There is arguably no one better to have put this in motion. When the health issue slowed her down and she took to her bike, the communications director of the county’s visitor bureau said she logged 4,000 miles on the trail. She learned its twists and turns so intimately that she can tell you almost to the exact day when the columbine fades or the lady’s slippers bloom.
“If you want fields or woods or swamps or rivers or lakes, it’s all here and fantastic and fairly flat,” she said. “We have a large group of elderly or disabled people who could use it, but I also want it to be for someone like myself not in a nursing home but 50 and struggling with something that keeps her off her bike.”

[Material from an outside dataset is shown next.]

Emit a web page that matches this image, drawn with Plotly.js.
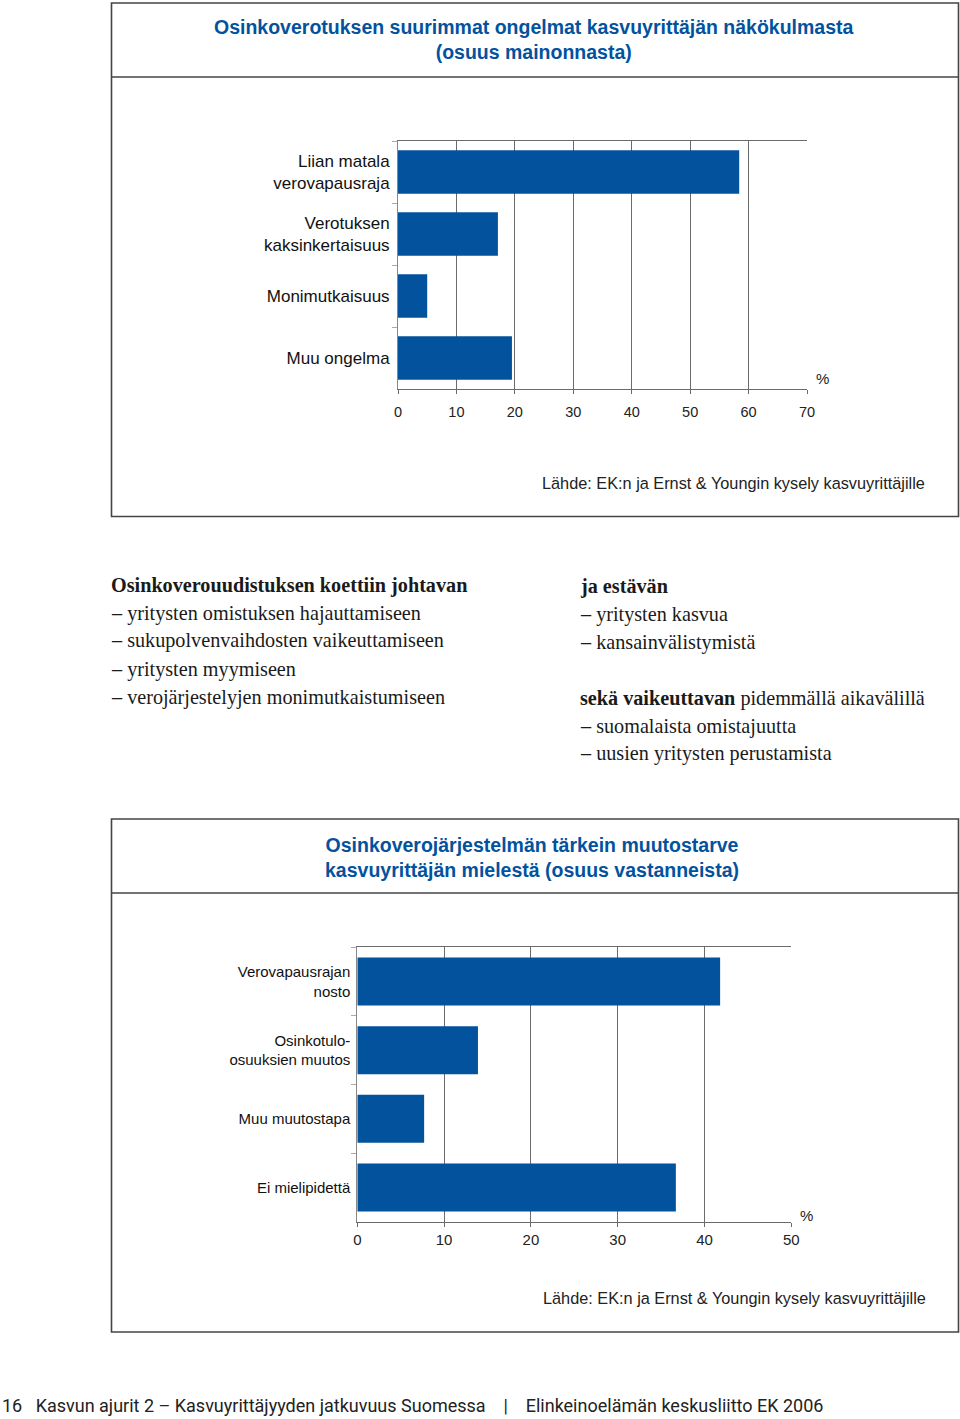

One of the first ride requests was from a man who’d always loved riding but lost partial sight and hearing and was unable to ride, unaided, after a car accident 40 years ago, she said. For Kim de Bruin, who spends summers on a Herring Lake cottage and gets around through an electric wheelchair, the Joy 2 Ride outing was her first chance to go on a bike ride with her husband — a priceless moment. A neighbor told her about the program, and she went out on a warm summer Thursday.
“The birds were singing and there were trees lining the trail,” de Bruin said. “It was gorgeous. What stands out most is when we got to that bridge where you see the Betsie River before it flows into Betsie Lake, looking out at the dunes of Elberta and the dunes of Frankfort. We stayed for a little to enjoy that view.”